TRUDY: It’s the only one we could write. Our specialty is SQL itself. In the field of DBMSs, we’re generalists — so writing about insider secrets is out. On the other hand, the market for introductory SQL books is past the saturation point. We pitched this idea to Addison-Wesley with the guarantee that it was unique.
PETER: We’ve worked on manufacturing DBMSs (not one of the ones in the book), so we know a lot about internals.
SQL Performance Tuning covers a variety of different databases, not just SQL Server. Now here’s a tough question, of the databases discussed in your book, does any one of them lend itself, over the others, as being easier to tune via SQL than the others.
TRUDY: Three vendors (Informix, Microsoft, and Oracle) have End User License Agreements which prohibit us from publishing specific comparative benchmark results about them. For example, the Informix EULA says: “… user may not disclose benchmark or other performance test results without IBM’s prior written consent.”
Looking at the others … MySQL seemed most affectable, Sybase seemed the least. I’ll emphasize that’s based on vague recollections of something we weren’t trying to measure, so you might want to take this as a talking point or a bit of tavern gossip.
Some cars lack automatic transmissions, and they are more “tunable” for efficiency. Some would say that’s bad because there’s more hassle and more to learn, for small gains. I expect that they’re right, really. But we aren’t in the database era where everything has an automatic shift.
Which areas of database performance tuning do you feel has the most significant affect on overall database performance?
PETER: In the book we appealed to authority. We quoted both Kevin Kline (co- author of Transact-SQL Programming) and Thomas Kyte (author of Expert One on One: Oracle). Both those sources said the same thing: 80% of the gain comes from tuning the SQL.
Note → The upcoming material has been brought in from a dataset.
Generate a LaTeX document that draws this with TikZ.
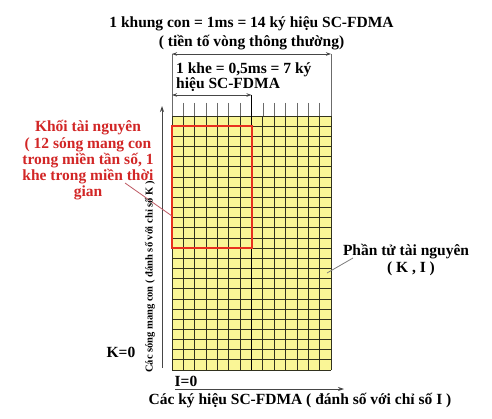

First of all, let’s distinguish as always between “response time” and “throughput.” “Response time” is the time elapsed between when the user hits “send” and when the screen fills with data. Obviously we can improve “response time” by getting a faster local computer, increasing the network bandwidth, and rewriting the client application in assembly language. But all those improvements have minimal effect on the DBMS engine’s performance, and that’s the most likely bottleneck because often there’s only one DBMS engine for many clients and many requests. Therefore we measure “throughput” instead, which is the number of queries that can be processed in a time period.
Now, it’s true that doubling the speed of the server hardware will double the throughput, if there are no locks, and there are always requests waiting for service, and task switching is free, etc. But we avoid hardware talk in the book. It’s reasonable to assume that a shop will either have state-of-the-art equipment (in which case hardware cannot be improved), or else it has decided to be cheap (in which case hardware cannot be improved). So, we started our book with the assumption that application programmers will have to learn how to use what they’ve got.
Among database configuration settings, the ones like “how much memory to allocate for a sort” or “how often a flush should occur” are clearly vital. They are also the ones that vary most wildly from one DBMS to another, or even from one version of a DBMS to another. So a book like SQL Performance Tuning won’t replace a book like Inside Microsoft SQL Server 2000, which is specific and specialist.